At the moment, not only are we uncertain who will be the next secretary of Health and Human Services, but President Trump’s reconfiguration of the Affordable Care Act is far from settled. Even though the new president and Republicans in Congress haven’t yet come to an understanding about how to reshape the ACA, many of us believe the only substantive difference in the existing US health system will be a change in the name from Obamacare to Trumpcare.

Otherwise no one really knows what substantive economic impact the eventual Trumpcare system will bring to the pharmaceutical industry. That’s why J&J’s decision to make an acquisition rests on its own apparent guess that any substantive changes to drug payments under Trumpcare won’t have a deleterious effect on the Actelion portfolio it’s acquired.

That’s quite a gamble by J&J, and if it had waited just 12 months, it would have had a much clearer picture of what Actelion’s pipeline and product portfolio are worth. By executing a transaction now, J&J risks overpaying for Actelion and essentially wasting much of its $40 billion-plus in cash on hand.

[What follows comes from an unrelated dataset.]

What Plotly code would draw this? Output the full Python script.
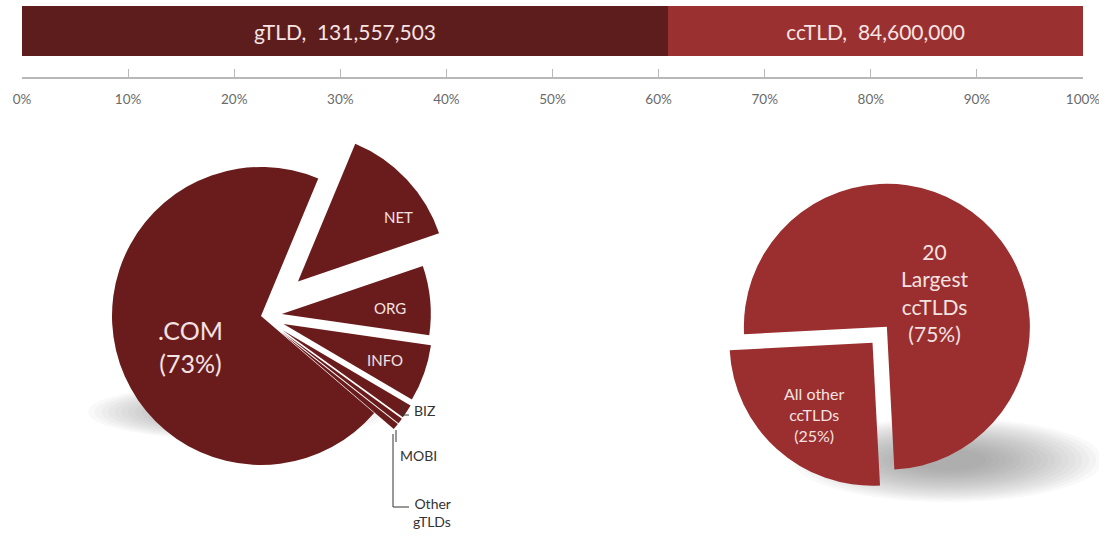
import plotly.graph_objects as go

# ---------------- data ----------------
tld_names = ["gTLD", "ccTLD"]
tld_counts = [131557503, 84600000]
tld_colors = ["#5e1d1d", "#9a3030"]

tick_vals = [0, 10, 20, 30, 40, 50, 60, 70, 80, 90, 100]
tick_text = ["0%", "10%", "20%", "30%", "40%", "50%", "60%", "70%", "80%", "90%", "100%"]

gtld_names = ["NET", "ORG", "INFO", "BIZ", "MOBI", "Other gTLDs", ".COM"]
gtld_share = [13.5, 7.5, 6.2, 1.5, 0.6, 0.7, 70.0]
gtld_pull = [0.34, 0.14, 0.16, 0.17, 0.17, 0.17, 0]

cctld_names = ["20 Largest ccTLDs", "All other ccTLDs"]
cctld_share = [75, 25]
cctld_pull = [0.03, 0.12]

W, H = 1099, 538
FONT = "Lato"


def px(x):
    return x / W


def py(y):
    return 1 - y / H


fig = go.Figure()

# ---------------- top stacked bar ----------------
for name, cnt, col in zip(tld_names, tld_counts, tld_colors):
    fig.add_trace(go.Bar(
        x=[cnt], y=[0], orientation="h", name=name, width=1,
        marker=dict(color=col, line=dict(width=0)),
        text=[f"{name},  {cnt:,}"], textposition="inside",
        insidetextanchor="middle",
        textfont=dict(family=FONT, size=21, color="#f6e4e4"),
        hoverinfo="skip", showlegend=False,
    ))

fig.update_layout(
    barmode="stack", barnorm="percent", bargap=0,
    xaxis=dict(domain=[px(22), px(1083)], range=[0, 100],
               tickvals=tick_vals, ticktext=tick_text,
               ticks="inside", ticklen=8, tickcolor="#b8b8b8",
               showline=True, linecolor="#b8b8b8", linewidth=1.5,
               showgrid=False, zeroline=False, fixedrange=True,
               automargin=False, ticklabeloverflow="allow",
               tickfont=dict(family=FONT, size=13.5, color="#6a6a6a"),
               ticklabelstandoff=9),
    yaxis=dict(domain=[py(77), py(6)], range=[-0.92, 0.5], visible=False,
               automargin=False),
)

# ---------------- left pie (gTLDs) ----------------
cxL, cyL, RL = 261, 316, 149
sL = RL * (1 + max(gtld_pull))
fig.add_trace(go.Pie(
    labels=gtld_names, values=gtld_share,
    textinfo="none", sort=False, direction="clockwise", rotation=22.6,
    pull=gtld_pull,
    marker=dict(colors=["#6a1c1c"] * len(gtld_names), line=dict(width=0)),
    domain=dict(x=[px(cxL - sL), px(cxL + sL)], y=[py(cyL + sL), py(cyL - sL)]),
    hoverinfo="skip", showlegend=False,
))

# ---------------- right pie (ccTLDs) ----------------
cxR, cyR, RR = 884, 330, 143
sR = RR * (1 + max(cctld_pull))
fig.add_trace(go.Pie(
    labels=cctld_names, values=cctld_share,
    textinfo="none", sort=False, direction="clockwise", rotation=267,
    pull=cctld_pull,
    marker=dict(colors=["#9b2e2e", "#9b2e2e"], line=dict(width=0)),
    domain=dict(x=[px(cxR - sR), px(cxR + sR)], y=[py(cyR + sR), py(cyR - sR)]),
    hoverinfo="skip", showlegend=False,
))

# ---------------- shadows (layered soft ellipses) ----------------
shapes = []


def shadow(cx, cy, rx, ry, steps=18, alpha=0.045):
    for i in range(steps):
        f = 1 - i / steps * 0.8
        shapes.append(dict(type="circle", xref="paper", yref="paper", layer="below",
                           x0=px(cx - rx * f), x1=px(cx + rx * f),
                           y0=py(cy + ry * f), y1=py(cy - ry * f),
                           fillcolor=f"rgba(110,110,110,{alpha})", line=dict(width=0)))


shadow(238, 412, 150, 28)
shadow(948, 460, 155, 42)

# leader lines for small slices
line_style = dict(color="#333333", width=1)
for pts in [[(402, 404), (402, 415), (409, 415)],
            [(396, 430), (396, 442)],
            [(393, 434), (393, 507), (409, 507)]]:
    d = "M " + " L ".join(f"{px(a):.5f},{py(b):.5f}" for a, b in pts)
    shapes.append(dict(type="path", xref="paper", yref="paper", path=d, line=line_style))

# ---------------- labels ----------------
light = "#f3e2e2"
annotations = [
    dict(text=".COM<br>(73%)", x=px(190), y=py(346), size=25, color=light, align="center"),
    dict(text="NET", x=px(398), y=py(217), size=15, color=light, align="center"),
    dict(text="ORG", x=px(390), y=py(308), size=15, color=light, align="center"),
    dict(text="INFO", x=px(385), y=py(360), size=15, color=light, align="center"),
    dict(text="BIZ", x=px(424), y=py(410), size=14, color="#333333", align="center"),
    dict(text="MOBI", x=px(418), y=py(455), size=14, color="#333333", align="center"),
    dict(text="Other<br>gTLDs", x=px(432), y=py(512), size=14, color="#333333", align="right"),
    dict(text="20<br>Largest<br>ccTLDs<br>(75%)", x=px(935), y=py(292), size=21, color=light, align="center"),
    dict(text="All other<br>ccTLDs<br>(25%)", x=px(814), y=py(414), size=16, color=light, align="center"),
]
for a in annotations:
    size = a.pop("size")
    color = a.pop("color")
    a.update(xref="paper", yref="paper", showarrow=False,
             xanchor="center", yanchor="middle",
             font=dict(family=FONT, size=size, color=color))

fig.update_layout(
    width=W, height=H, margin=dict(l=0, r=0, t=0, b=0, autoexpand=False),
    paper_bgcolor="white", plot_bgcolor="white",
    shapes=shapes, annotations=annotations,
)

fig.write_html("out.html")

Steve's Take: @JNJNews stubborn pursuit of @Actelion_com seems reckless in face of #Trumpcare Click To Tweet

It’s rare that J&J’s top-notch management team attracts criticism. After all, J&J is one of only two companies to enjoy a Triple A rating. But its stubborn pursuit of Actelion, apparently without evaluating the substantive variables and attending risks that could be in play, is a true disservice to its shareholders’ ultimate benefit from the deal. Especially during the early transition to the as-yet unfathomable realm of Trumpcare.